Brooklyn, NY—The Sanford Biggers exhibit at the Brooklyn Museum is described as an “introspective.” It’s a fitting characterization, as the seemingly disparate works in the show had to have been created by an artist with an active imagination. But “Sweet Funk” does have a unifying thread, the 13 pieces probe how legacies and symbols of race have informed contemporary America.

“Cheshire Cat” (below) a plexiglass LED lit sculpture, for example, references the stereotypical behavior of African Americans who appear in minstrel shows.

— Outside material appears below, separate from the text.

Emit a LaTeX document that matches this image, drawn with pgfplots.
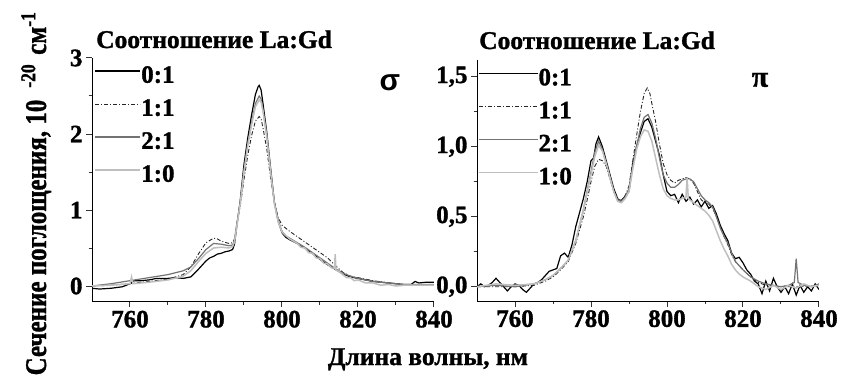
\documentclass[border=0pt]{standalone}
\usepackage{fontspec}
\setmainfont{Liberation Serif}[BoldFeatures={FakeBold=1.2}]
\newfontfamily\symfont{Liberation Sans}
\usepackage{pgfplots}
\pgfplotsset{compat=1.18}

\pgfplotsset{
  spec/.style={
    scale only axis, anchor=south west,
    axis x line*=bottom, axis y line*=left,
    tick align=outside,
    major tick length=6pt, minor tick length=3.5pt,
    minor x tick num=1, minor y tick num=1,
    xmin=750, xmax=840, xtick={760,780,800,820,840},
    xticklabels={\textbf{760},\textbf{780},\textbf{800},\textbf{820},\textbf{840}},
    every axis line/.style={line width=1.1pt, black!80},
    every tick/.style={line width=1pt, black!80},
    tick label style={font=\bfseries\fontsize{25}{25}\selectfont},
    legend style={draw=none, fill=none, inner sep=0pt, outer sep=0pt,
      font=\bfseries\fontsize{25}{25}\selectfont,
      nodes={text height=17pt, text depth=0pt, inner sep=0pt},
      row sep=16pt,
      /tikz/every even column/.append style={column sep=6pt}},
    legend cell align=left,
  },
  s01/.style={black, line width=1.2pt},
  s11/.style={black!85, line width=0.9pt, dash pattern=on 4pt off 2pt on 1pt off 2pt},
  s21/.style={black!55, line width=1.2pt},
  s10/.style={black!25, line width=1.5pt},
}

\begin{document}
\begin{tikzpicture}
\useasboundingbox (0,0) rectangle (841pt,378pt);

% ---------- sigma panel ----------
\begin{axis}[spec, at={(92pt,76.8pt)}, width=342pt, height=243.2pt,
  ymin=-0.2, ymax=3, ytick={0,1,2,3},
  yticklabels={\textbf{0},\textbf{1},\textbf{2},\textbf{3}},
  legend style={at={(0.008,0.968)}, anchor=north west},
  legend image code/.code={\draw[#1] (0pt,0.32em) -- (45pt,0.32em);},
]
\addplot[s01] coordinates {
(750,-0.03) (752,-0.04) (755,-0.03) (758,-0.01) (760,0.03) (761,0.07) (763,0.07) (765,0.08)
(767,0.10) (770,0.10) (772,0.11) (774,0.10) (776,0.12) (778,0.22) (780,0.33) (781,0.37)
(782,0.39) (783,0.42) (784,0.43) (785,0.45) (786,0.46) (787,0.48) (787.5,0.55) (788,0.75)
(789,1.12) (790,1.60) (791,1.95) (792,2.25) (793,2.52) (793.7,2.62) (794,2.64) (794.5,2.58)
(795,2.40) (796,2.02) (797,1.55) (798,1.10) (799,0.85) (800,0.70) (801,0.64) (802,0.61)
(804,0.56) (806,0.50) (808,0.43) (810,0.35) (812,0.28) (814,0.22) (816,0.16) (818,0.12)
(820,0.10) (822,0.08) (824,0.06) (826,0.05) (828,0.04) (830,0.03) (832,0.02) (834,0.02)
(835,0.06) (836,0.04) (838,0.05) (840,0.05)
};
\addlegendentry{0:1}
\addplot[s11] coordinates {
(750,0.00) (755,0.01) (760,0.03) (765,0.06) (770,0.09) (774,0.15) (776,0.25) (778,0.42)
(780,0.57) (782,0.63) (783,0.62) (784,0.59) (786,0.56) (787,0.57) (787.5,0.62) (788,0.78)
(789,1.05) (790,1.40) (791,1.72) (792,1.98) (793,2.17) (794,2.23) (794.5,2.20) (795,2.08)
(796,1.80) (797,1.42) (798,1.10) (799,0.90) (800,0.80) (801,0.76) (802,0.72) (804,0.65)
(806,0.58) (808,0.51) (810,0.44) (812,0.37) (814,0.27) (816,0.18) (818,0.13) (820,0.11)
(824,0.07) (828,0.04) (832,0.02) (836,0.01) (840,0.01)
};
\addlegendentry{1:1}
\addplot[s21] coordinates {
(750,0.00) (755,0.03) (760,0.07) (765,0.11) (770,0.15) (774,0.20) (776,0.25) (778,0.36)
(780,0.48) (782,0.56) (784,0.55) (786,0.53) (787,0.54) (787.5,0.60) (788,0.78) (789,1.10)
(790,1.52) (791,1.88) (792,2.15) (793,2.40) (794,2.50) (794.5,2.46) (795,2.32) (796,1.98)
(797,1.52) (798,1.10) (799,0.86) (800,0.72) (801,0.66) (802,0.63) (804,0.57) (806,0.51)
(808,0.44) (810,0.37) (812,0.30) (814,0.23) (816,0.17) (818,0.13) (820,0.10) (824,0.06)
(828,0.04) (832,0.02) (836,0.02) (840,0.02)
};
\addlegendentry{2:1}
\addplot[s10] coordinates {
(750,0.00) (755,0.01) (760,0.03) (760.4,0.12) (760.8,0.03) (765,0.05) (770,0.08) (774,0.13)
(776,0.20) (778,0.32) (780,0.43) (782,0.50) (784,0.51) (786,0.50) (787,0.52) (787.5,0.58)
(788,0.75) (789,1.08) (790,1.50) (791,1.85) (792,2.12) (793,2.36) (794,2.45) (794.5,2.42)
(795,2.30) (796,1.96) (797,1.50) (798,1.08) (799,0.84) (800,0.71) (802,0.62) (804,0.56)
(805,0.51) (806,0.50) (807,0.44) (808,0.43) (809,0.37) (810,0.36) (811,0.30) (812,0.29)
(813,0.24) (813.8,0.23) (814,0.42) (814.2,0.21) (815,0.19) (816,0.15) (817,0.11) (818,0.11)
(819,0.07) (820,0.08) (822,0.04) (824,0.04) (826,0.01) (828,0.02) (830,0.00) (832,0.01)
(836,0.01) (840,0.01)
};
\addlegendentry{1:0}
\end{axis}

% ---------- pi panel ----------
\begin{axis}[spec, at={(477pt,77.3pt)}, width=342pt, height=240.8pt,
  ymin=-0.1, ymax=1.62, ytick={0,0.5,1,1.5},
  yticklabels={\textbf{0,0},\textbf{0,5},\textbf{1,0},\textbf{1,5}},
  legend style={at={(0.003,0.965)}, anchor=north west},
  legend image code/.code={\draw[#1] (0pt,0.32em) -- (59pt,0.32em);},
]
\addplot[s01] coordinates {
(750,0.00) (751,0.02) (752,0.00) (753,0.01) (754,0.03) (755,0.06) (756,0.03) (757,0.00)
(758,-0.03) (759,0.00) (760,0.02) (761,0.01) (762,-0.02) (763,-0.04) (764,-0.01) (765,0.02)
(766,0.03) (767,0.05) (768,0.08) (769,0.11) (770,0.12) (771,0.13) (772,0.22) (773,0.24)
(774,0.21) (775,0.30) (776,0.43) (777,0.53) (778,0.63) (779,0.75) (780,0.90) (780.7,0.92)
(781.3,1.02) (782,1.07) (783,1.00) (784,0.90) (785,0.80) (786,0.70) (787,0.63) (787.7,0.61)
(788.5,0.63) (789.3,0.66) (790,0.68) (791,0.88) (792,1.00) (793,1.10) (794,1.18) (795,1.20)
(796,1.14) (797,1.04) (798,0.94) (799,0.80) (800,0.68) (801,0.65) (802,0.66) (803,0.60)
(804,0.66) (805,0.61) (806,0.64) (807,0.59) (808,0.62) (809,0.57) (810,0.61) (811,0.56)
(812,0.58) (813,0.52) (814,0.44) (815,0.38) (816,0.33) (817,0.24) (818,0.20) (819,0.21)
(820,0.17) (821,0.12) (822,0.09) (823,0.04) (824,0.02) (825,-0.05) (826,0.04) (827,-0.03)
(828,0.06) (829,0.00) (830,-0.04) (831,0.00) (832,-0.05) (833,0.02) (834,-0.06) (835,0.01)
(836,-0.04) (837,0.00) (838,-0.03) (839,0.02) (840,-0.02)
};
\addlegendentry{0:1}
\addplot[s11] coordinates {
(750,0.00) (755,0.00) (760,0.00) (765,0.01) (768,0.04) (770,0.07) (772,0.12) (774,0.18)
(776,0.31) (778,0.50) (779,0.62) (780,0.75) (781,0.86) (782,0.91) (783,0.90) (784,0.86)
(785,0.77) (786,0.68) (787,0.62) (788,0.62) (789,0.65) (790,0.72) (791,0.90) (792,1.08)
(793,1.25) (794,1.38) (794.8,1.42) (795.5,1.38) (796,1.31) (797,1.18) (798,1.02) (799,0.88)
(800,0.80) (801,0.76) (802,0.74) (803,0.76) (804,0.77) (805,0.78) (806,0.77) (807,0.74)
(808,0.68) (809,0.62) (810,0.60) (811,0.59) (812,0.56) (813,0.50) (814,0.43) (815,0.36)
(816,0.30) (817,0.23) (818,0.18) (819,0.15) (820,0.12) (822,0.07) (824,0.03) (826,0.01)
(830,0.00) (835,0.00) (840,0.01)
};
\addlegendentry{1:1}
\addplot[s21] coordinates {
(750,0.00) (755,0.01) (760,0.00) (765,0.02) (768,0.05) (770,0.08) (772,0.13) (774,0.19)
(776,0.33) (778,0.55) (780,0.82) (781,0.96) (782,1.04) (783,0.98) (784,0.88) (785,0.78)
(786,0.68) (787,0.62) (788,0.61) (789,0.64) (790,0.70) (791,0.86) (792,1.00) (793,1.13)
(794,1.21) (795,1.23) (796,1.17) (797,1.06) (798,0.92) (799,0.80) (800,0.74) (801,0.71)
(802,0.71) (803,0.73) (804,0.76) (805,0.77) (806,0.77) (807,0.75) (808,0.70) (809,0.65)
(810,0.62) (811,0.60) (812,0.57) (813,0.50) (814,0.42) (815,0.36) (816,0.31) (817,0.24)
(818,0.18) (819,0.15) (820,0.12) (822,0.07) (824,0.04) (826,0.02) (828,0.01) (830,0.00)
(832,0.01) (833.5,0.03) (834,0.20) (834.5,0.03) (836,0.01) (838,0.00) (840,0.02)
};
\addlegendentry{2:1}
\addplot[s10] coordinates {
(750,0.00) (755,0.02) (760,0.01) (765,0.02) (768,0.05) (770,0.08) (772,0.13) (774,0.19)
(776,0.33) (778,0.55) (780,0.80) (781,0.93) (782,1.01) (783,0.97) (784,0.88) (785,0.78)
(786,0.68) (787,0.61) (788,0.60) (789,0.63) (790,0.68) (791,0.84) (792,0.98) (793,1.07)
(794,1.12) (795,1.11) (796,1.04) (797,0.92) (798,0.80) (799,0.70) (800,0.65) (801,0.63)
(802,0.62) (803,0.62) (804,0.63) (805,0.64) (805.3,0.78) (805.6,0.63) (806,0.62) (807,0.60)
(808,0.58) (809,0.56) (810,0.54) (811,0.51) (812,0.47) (813,0.40) (814,0.33) (815,0.27)
(816,0.22) (817,0.16) (818,0.12) (819,0.09) (820,0.07) (822,0.04) (824,0.00) (826,-0.02)
(828,0.01) (830,-0.02) (832,0.01) (834,-0.01) (836,0.02) (838,0.00) (840,0.01)
};
\addlegendentry{1:0}
\end{axis}

% ---------- texts ----------
\node[anchor=base west, inner sep=0pt, font=\bfseries\fontsize{25.5}{25.5}\selectfont] at (96pt,330pt) {Соотношение La:Gd};
\node[anchor=base west, inner sep=0pt, font=\bfseries\fontsize{25.5}{25.5}\selectfont] at (479pt,329pt) {Соотношение La:Gd};
\node[inner sep=0pt, font=\symfont\bfseries\fontsize{30}{30}\selectfont] at (390pt,295pt) {σ};
\node[inner sep=0pt, font=\bfseries\fontsize{30}{30}\selectfont] at (760pt,298pt) {π};
\node[anchor=base, inner sep=0pt, font=\bfseries\fontsize{25.5}{25.5}\selectfont] at (428pt,13pt) {Длина волны, нм};
\node[anchor=base, inner sep=0pt, rotate=90, font=\bfseries\fontsize{25}{25}\selectfont] at (46pt,184.5pt) {\scalebox{1}[1.2]{Сечение поглощения, 10\hspace{12pt}\textsuperscript{-20}\hspace{9pt}см\textsuperscript{-1}}};
\end{tikzpicture}
\end{document}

Exploring the gallery is a puzzling, pleasing adventure, with each installation providing a bit of insight into how Biggers’s mind works.

“Sanford Biggers: Sweet Funk—An Introspective” is on view through this weekend, Sept. 23, 2011 to Jan. 8, 2012.

All photos by Arts Observer


The 13 works in the Biggers show were created between 2002 and 2009. Top of page, “Blossom,” 2007 (steel, zoopoxy, silk leaves, wood, piano, bench, with MIDI sound system) “incorporates references ranging from lynchings to Buddha’s enlightenment under the bodhi tree.”


Biggers enhanced the profile of a found Martin Luther King Jr. bust so that the altered object casts the shadow of President Barack Obama: “Passage,” 2009 (wax pomade, beeswax, house paint, spotlight).


From left, “Seen,” 2009 (video still, digital chromogenic photograph); “Bound,” 2009 (digital chromogenic photograph, triptych).


Detail of “Seen,”2009.


“Lotus,” 2007 (etched glass).


Detail of “Lotus,” which reveals that the 24 petals of the work are diagrams of slave ship cargo holds showing the configuration of human cargo.